> **TASK DETAILS**
Repeat the material below exactly, with no pictures.

** BEGIN PROVIDED MATERIAL **

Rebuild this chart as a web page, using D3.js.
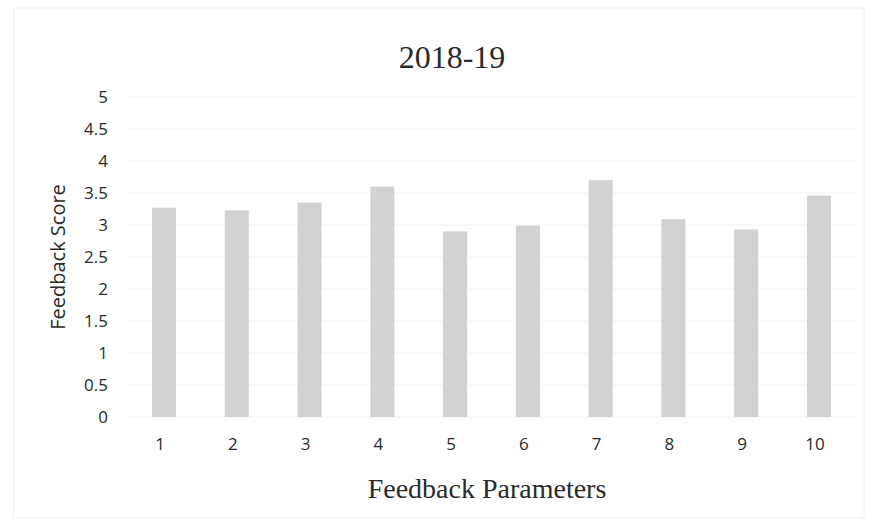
<!DOCTYPE html>
<html>
<head>
<meta charset="utf-8">
<script src="https://cdn.jsdelivr.net/npm/d3@7"></script>
<style>
  body { margin: 0; background: #fff; }
  svg text { fill: #2a2a2a; }
</style>
</head>
<body>
<div id="chart"></div>
<script>
// feedback parameters and their scores
var parameters = ['1', '2', '3', '4', '5', '6', '7', '8', '9', '10'];
var scores = [3.27, 3.23, 3.35, 3.6, 2.9, 2.99, 3.7, 3.09, 2.93, 3.46];
var yTicks = [0, 0.5, 1, 1.5, 2, 2.5, 3, 3.5, 4, 4.5, 5];

var width = 874, height = 532;
var margin = {top: 97, right: 19, bottom: 115, left: 128};

var svg = d3.select('#chart')
            .append('svg')
            .attr('width', width)
            .attr('height', height);

// faint outline of the chart area
svg.append('rect')
   .attr('x', 14).attr('y', 8)
   .attr('width', width - 24).attr('height', height - 22)
   .attr('fill', 'none')
   .attr('stroke', '#f0f0f0');

var x = d3.scaleBand()
          .domain(parameters)
          .range([margin.left, width - margin.right])
          .paddingInner(0.67)
          .paddingOuter(0.33);

var y = d3.scaleLinear()
          .domain([0, 5])
          .range([height - margin.bottom, margin.top]);

// gridlines
svg.append('g')
   .selectAll('line')
   .data(yTicks)
   .enter()
   .append('line')
   .attr('x1', margin.left)
   .attr('x2', width - margin.right)
   .attr('y1', function(d) { return y(d); })
   .attr('y2', function(d) { return y(d); })
   .attr('stroke', '#f2f2f2')
   .attr('stroke-width', 1);

// y axis (labels only)
var yAxis = svg.append('g')
   .attr('transform', 'translate(' + (margin.left - 20) + ',0)')
   .call(d3.axisLeft(y).tickValues(yTicks).tickFormat(d3.format('~g')).tickSize(0).tickPadding(0));
yAxis.select('.domain').remove();
yAxis.selectAll('text')
     .style('font-family', '"Open Sans", sans-serif')
     .style('font-size', '17px')
     .attr('fill', '#1e1e1e');

// bars
svg.append('g')
   .selectAll('rect')
   .data(scores)
   .enter()
   .append('rect')
   .attr('x', function(d, i) { return x(parameters[i]); })
   .attr('width', x.bandwidth())
   .attr('y', function(d) { return y(d); })
   .attr('height', function(d) { return y(0) - y(d); })
   .attr('fill', '#d2d2d4');

// x axis (labels only)
var xAxis = svg.append('g')
   .attr('transform', 'translate(-4,' + (y(0) + 21) + ')')
   .call(d3.axisBottom(x).tickSize(0).tickPadding(0));
xAxis.select('.domain').remove();
xAxis.selectAll('text')
     .attr('dy', '0.71em')
     .style('font-family', '"Open Sans", sans-serif')
     .style('font-size', '17px')
     .attr('fill', '#1e1e1e');

// title
svg.append('text')
   .attr('x', 452)
   .attr('y', 68)
   .attr('text-anchor', 'middle')
   .style('font-family', '"Liberation Serif", "DejaVu Serif", serif')
   .style('font-size', '32px')
   .text('2018-19');

// x axis title
svg.append('text')
   .attr('x', 487)
   .attr('y', 498)
   .attr('text-anchor', 'middle')
   .style('font-family', '"Liberation Serif", "DejaVu Serif", serif')
   .style('font-size', '28px')
   .text('Feedback Parameters');

// y axis title
svg.append('text')
   .attr('transform', 'translate(65,' + y(2.5) + ') rotate(-90)')
   .attr('text-anchor', 'middle')
   .style('font-family', '"Open Sans", sans-serif')
   .style('font-size', '20px')
   .text('Feedback Score');
</script>
</body>
</html>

** END PROVIDED MATERIAL **

> **ANSWER FOR THE TASK**
Rebuild this chart as a web page, using D3.js.
<!DOCTYPE html>
<html>
<head>
<meta charset="utf-8">
<script src="https://cdn.jsdelivr.net/npm/d3@7"></script>
<style>
  body { margin: 0; background: #fff; }
  svg text { fill: #2a2a2a; }
</style>
</head>
<body>
<div id="chart"></div>
<script>
// feedback parameters and their scores
var parameters = ['1', '2', '3', '4', '5', '6', '7', '8', '9', '10'];
var scores = [3.27, 3.23, 3.35, 3.6, 2.9, 2.99, 3.7, 3.09, 2.93, 3.46];
var yTicks = [0, 0.5, 1, 1.5, 2, 2.5, 3, 3.5, 4, 4.5, 5];

var width = 874, height = 532;
var margin = {top: 97, right: 19, bottom: 115, left: 128};

var svg = d3.select('#chart')
            .append('svg')
            .attr('width', width)
            .attr('height', height);

// faint outline of the chart area
svg.append('rect')
   .attr('x', 14).attr('y', 8)
   .attr('width', width - 24).attr('height', height - 22)
   .attr('fill', 'none')
   .attr('stroke', '#f0f0f0');

var x = d3.scaleBand()
          .domain(parameters)
          .range([margin.left, width - margin.right])
          .paddingInner(0.67)
          .paddingOuter(0.33);

var y = d3.scaleLinear()
          .domain([0, 5])
          .range([height - margin.bottom, margin.top]);

// gridlines
svg.append('g')
   .selectAll('line')
   .data(yTicks)
   .enter()
   .append('line')
   .attr('x1', margin.left)
   .attr('x2', width - margin.right)
   .attr('y1', function(d) { return y(d); })
   .attr('y2', function(d) { return y(d); })
   .attr('stroke', '#f2f2f2')
   .attr('stroke-width', 1);

// y axis (labels only)
var yAxis = svg.append('g')
   .attr('transform', 'translate(' + (margin.left - 20) + ',0)')
   .call(d3.axisLeft(y).tickValues(yTicks).tickFormat(d3.format('~g')).tickSize(0).tickPadding(0));
yAxis.select('.domain').remove();
yAxis.selectAll('text')
     .style('font-family', '"Open Sans", sans-serif')
     .style('font-size', '17px')
     .attr('fill', '#1e1e1e');

// bars
svg.append('g')
   .selectAll('rect')
   .data(scores)
   .enter()
   .append('rect')
   .attr('x', function(d, i) { return x(parameters[i]); })
   .attr('width', x.bandwidth())
   .attr('y', function(d) { return y(d); })
   .attr('height', function(d) { return y(0) - y(d); })
   .attr('fill', '#d2d2d4');

// x axis (labels only)
var xAxis = svg.append('g')
   .attr('transform', 'translate(-4,' + (y(0) + 21) + ')')
   .call(d3.axisBottom(x).tickSize(0).tickPadding(0));
xAxis.select('.domain').remove();
xAxis.selectAll('text')
     .attr('dy', '0.71em')
     .style('font-family', '"Open Sans", sans-serif')
     .style('font-size', '17px')
     .attr('fill', '#1e1e1e');

// title
svg.append('text')
   .attr('x', 452)
   .attr('y', 68)
   .attr('text-anchor', 'middle')
   .style('font-family', '"Liberation Serif", "DejaVu Serif", serif')
   .style('font-size', '32px')
   .text('2018-19');

// x axis title
svg.append('text')
   .attr('x', 487)
   .attr('y', 498)
   .attr('text-anchor', 'middle')
   .style('font-family', '"Liberation Serif", "DejaVu Serif", serif')
   .style('font-size', '28px')
   .text('Feedback Parameters');

// y axis title
svg.append('text')
   .attr('transform', 'translate(65,' + y(2.5) + ') rotate(-90)')
   .attr('text-anchor', 'middle')
   .style('font-family', '"Open Sans", sans-serif')
   .style('font-size', '20px')
   .text('Feedback Score');
</script>
</body>
</html>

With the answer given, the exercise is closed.